2013年3月28日木曜日

堀を埋めた瞬間から、後悔は始まる

   以前にも書いたがまだ京都に住んでいる頃、徒歩で琵琶湖を一周するという無謀な一人旅を企画し実行した事がある。すがる女には 『俺のことは忘れてくれ ! 』 と言い、無謀だという友人らには 『京都市役所前でサライでも歌って待っとれ ! 』 と言い放ち京都を後にした。な~に、軍にいる頃は演習で30㎏の装備で20マイルを歩けたので大丈夫さ~と、11㎏の荷物を背負って京都を出たため、結局は滋賀県は安土町まで歩いてヘタリ込み、電車でチャンと座って京都へ帰って来た。友人らには 『この根性なし ! 』 と馬鹿にされ女には本当に忘れられたが、そんな無謀な小旅行でもとても良い勉強となった。さすがは歴史の通り道と呼ばれる滋賀県だけあって興味深い建物を調べる事ができたし、歩きすぎると太ももが痛くなる事も学習した。そんな滋賀県南部の琵琶湖周辺をひいひい言いながら、ぐるりと回っている際に興味を持った町がある。近江八幡市だ。

   近江八幡市は、豊臣秀次が築いた城下町を基礎として、商業都市として発展した。いわゆる近江商人の発祥の地だ。この町は近江八幡市八幡伝統的建造物保存地区という名称で国の重要伝統的建築保存地区として選定されており、時代劇の撮影場所としてもよく使われているようだ。また明治だったか、ウィリアム・ヴォーリズという建築家がこの近江八幡市に住み、そして多くの近代建築作品を残していて、その建物はとても素敵だ。また秀次の時代に整備された堀がとても美しく保存されていて、この近江八幡市には年間300万人の観光客が訪れるとの事だそうだ。今ではその景観が美しい近江八幡市だが、それは住民の努力があってのことだ。

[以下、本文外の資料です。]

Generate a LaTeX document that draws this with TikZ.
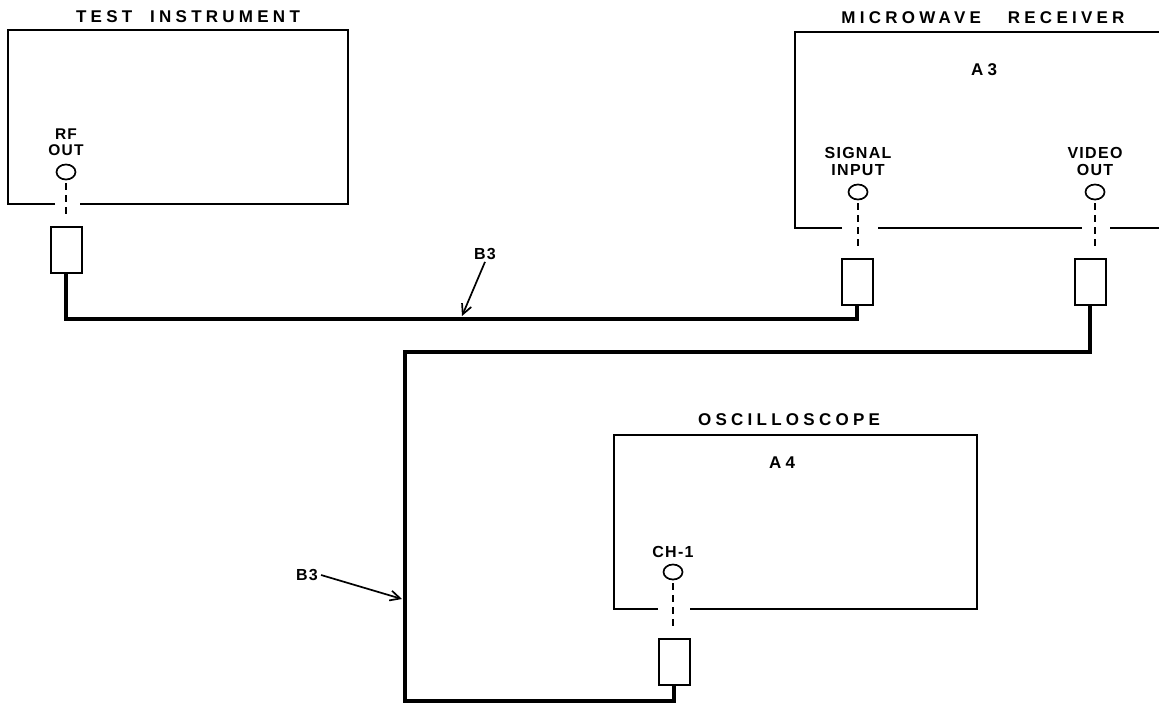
\documentclass[tikz,border=0pt]{standalone}
\usepackage{fontspec}
\usepackage{tikz}
\usetikzlibrary{arrows.meta,calc,positioning,shapes.geometric}
\newfontfamily\titlefont[LetterSpace=25]{Liberation Sans}
\newfontfamily\tagfont[LetterSpace=8]{Liberation Sans}

\begin{document}
\begin{tikzpicture}[x=1pt, y=-1pt, >={Straight Barb[length=10pt,width=10pt]},
    box/.style={line width=1.7pt},
    wire/.style={line width=4pt},
    lead/.style={line width=1.8pt, dash pattern=on 7pt off 5pt},
    pointer/.style={->, line width=1.7pt},
    jack/.style={draw, ellipse, line width=1.7pt, minimum width=19pt, minimum height=15pt, inner sep=0pt},
    plug/.style={draw, rectangle, line width=2pt, minimum width=31pt, minimum height=46pt, inner sep=0pt},
    title/.style={font=\titlefont\bfseries\fontsize{17}{17}\selectfont, inner sep=0pt},
    tag/.style={font=\tagfont\bfseries\fontsize{16}{17}\selectfont, align=center, inner sep=0pt}]
    \useasboundingbox (0,0) rectangle (1159,705);

    % Titles
    \node[title] (ti) at (188,17) {TEST\ \ INSTRUMENT};
    \node[title] (mr) at (983,18) {MICROWAVE\ \ \ RECEIVER};
    \node[title] (os) at (789,420) {OSCILLOSCOPE};

    % Instrument outlines (bottom edge left open for the leads)
    \draw[box] (55,204) -| (8,30) -| (348,204) -- (80,204);
    \draw[box] (842,228) -| (795,32) -- (1159,32);
    \draw[box] (878,228) -- (1082,228);
    \draw[box] (1110,228) -- (1159,228);
    \draw[box] (658,609) -| (614,435) -| (977,609) -- (690,609);

    % Unit designations
    \node[title] (a3) at (984,70) {A3};
    \node[title] (a4) at (782,463) {A4};

    % Jacks
    \node[jack] (rfjack) at (66,172) {};
    \node[jack] (sigjack) at (858,192) {};
    \node[jack] (vidjack) at (1095,192) {};
    \node[jack] (chjack) at (673,572) {};

    % Jack labels
    \node[tag, font=\tagfont\bfseries\fontsize{15.5}{15.5}\selectfont, above=8pt of rfjack] (rflbl) {RF\\OUT};
    \node[tag, above=8pt of sigjack] (siglbl) {SIGNAL\\INPUT};
    \node[tag, above=8pt of vidjack] (vidlbl) {VIDEO\\OUT};
    \node[tag, above=6pt of chjack] (chlbl) {CH-1};

    % Cable plugs
    \node[plug] (rfplug) at (66,250) {};
    \node[plug] (sigplug) at (857,282) {};
    \node[plug] (vidplug) at (1090,282) {};
    \node[plug] (chplug) at (674,662) {};

    % Dashed leads jack to plug
    \foreach \j/\p in {rf/rfplug, sig/sigplug, vid/vidplug, ch/chplug}
        \draw[lead] ($(\j jack.south)+(0,3)$) -- ($(\j jack.south |- \p.north)+(0,-7)$);

    % Cable B3, instrument to receiver
    \coordinate (runa) at (0,319);
    \draw[wire] (rfplug.south) -- (rfplug.south |- runa) -- (sigplug.south |- runa) -- (sigplug.south);

    % Cable B3, receiver to oscilloscope
    \coordinate (runb) at (0,352);
    \coordinate (runc) at (0,701);
    \coordinate (drop) at (405,0);
    \draw[wire] (vidplug.south) -- (vidplug.south |- runb) -- (drop |- runb)
        -- (drop |- runc) -- (chplug.south |- runc) -- (chplug.south);

    % Cable callouts
    \node[tag, inner sep=2pt] (b3top) at (485,254) {B3};
    \coordinate (b3topend) at (462,316);
    \draw[pointer] (b3top.south) -- (b3topend);

    \node[tag, inner sep=3pt] (b3low) at (307,575) {B3};
    \coordinate (b3lowend) at (402,599);
    \draw[pointer] (b3low.east) -- (b3lowend);

\end{tikzpicture}
\end{document}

その近代を調べれば、いかに多くの住民がこの町を美しくするために努力してきたかよくわかる。

   戦後、車社会へと移行した我が国は、各地の城下町にあった堀を埋め立て車道や歩道、または駐車場へと変えていったのだが、もちろん近江八幡市も昭和40年代になるとそんな要請が住民から上がったそうだ。と言うのもその頃になるとさすがに堀は無用の長物。悪臭が漂うゴミ捨て場となっていたので、そんな要請が市に来るのもまあ分る。実際に48年には埋め立てが始まったのだが、青年会議所の方々が中心となり、堀の保存運動を始めた。そのスローガンは 『堀は埋めた瞬間から後悔が始まる』 全面浚渫(浚渫:川底の土砂などを取り払う工事のこと)を目標に清掃活動を始め、昭和50年には堀の全面浚渫が決定。当時全国に例のない町づくりとしての風景づくりが始まり、そしてその成果が年間観光客が300万人なのである。堀の保存運動を始めた当初 (僕の勝手な想像だが)、保存に反対する人々は結構いたと思われる。景観や町づくりを進めると諸手で賛成する人は少ないからだ。だがその有志の方々のおかげで現在があると言えよう。ホント偉いぞ、近江八幡市青年会議所 !

   僕は街の景観を形作るのはその町の歴史とアイデンティティーだと思っている。便利性や機能性を追求するだけの町では、元来その町が持っている町としての価値が下がると僕は思う。便利性や機能性だけを追求したのが近代だとは思うが、その結果として新聞広告のような町だらけに日本はなってしまった。これを何とか美しく出来ないかと日々もがいている。